言葉には霊が宿ります。しかし読み解くのは難しく。

評者は詩を書きます。下手ですけど。

詩を書くとき、同じ単語でも読者の裏をかいてやろうと思うこともあります。ダジャレや掛詞、漢字を仮名に開く(普段の言葉遣い、例えばスマホのかな漢字変換なら間違いなく漢字が第一候補になるもの、それを敢えて仮名で記すことでむしろ読みにくくしてスピードを落とすテクニックは詩の常套手段の一つです),さらには行分けに空白の配置。それらで、ただでは済ませないと狙ったりします。

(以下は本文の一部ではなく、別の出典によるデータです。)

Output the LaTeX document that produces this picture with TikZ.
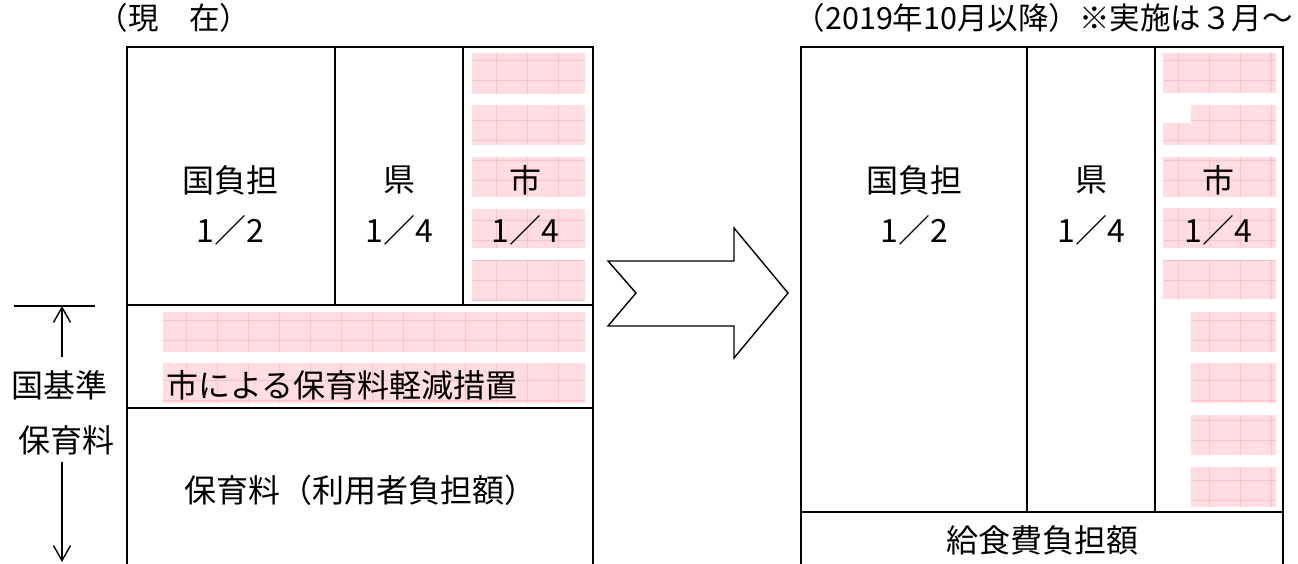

しかし、それら企みは、言葉自身にお見通しかもしれません。言葉に意識があれば、人間が裏の意味を見つけることを、曲がり角で塀に隠れて笑いながら待っているのかもしれません。

この小説のトリック、最初の切っ掛けは単純です。これは引っ掛かる、そう思いました。

引っ掛かった後に、手を曳かれて進む道が怖いのです。

企む。そう書きましたが、その主語は何でしょう? 言葉でしょうか? 人でしょうか?

言葉には霊が宿ります。霊は企みを抱きます。そして似た者同士、企む人間が出逢えば。

その絡んだ企みを読み解くのは難しいのです。

さて、まるで先生のようにかたった私は、言葉にどう扱われるでしょう? 「語った」でなく「騙った」と裁かれないよう首をすくめます。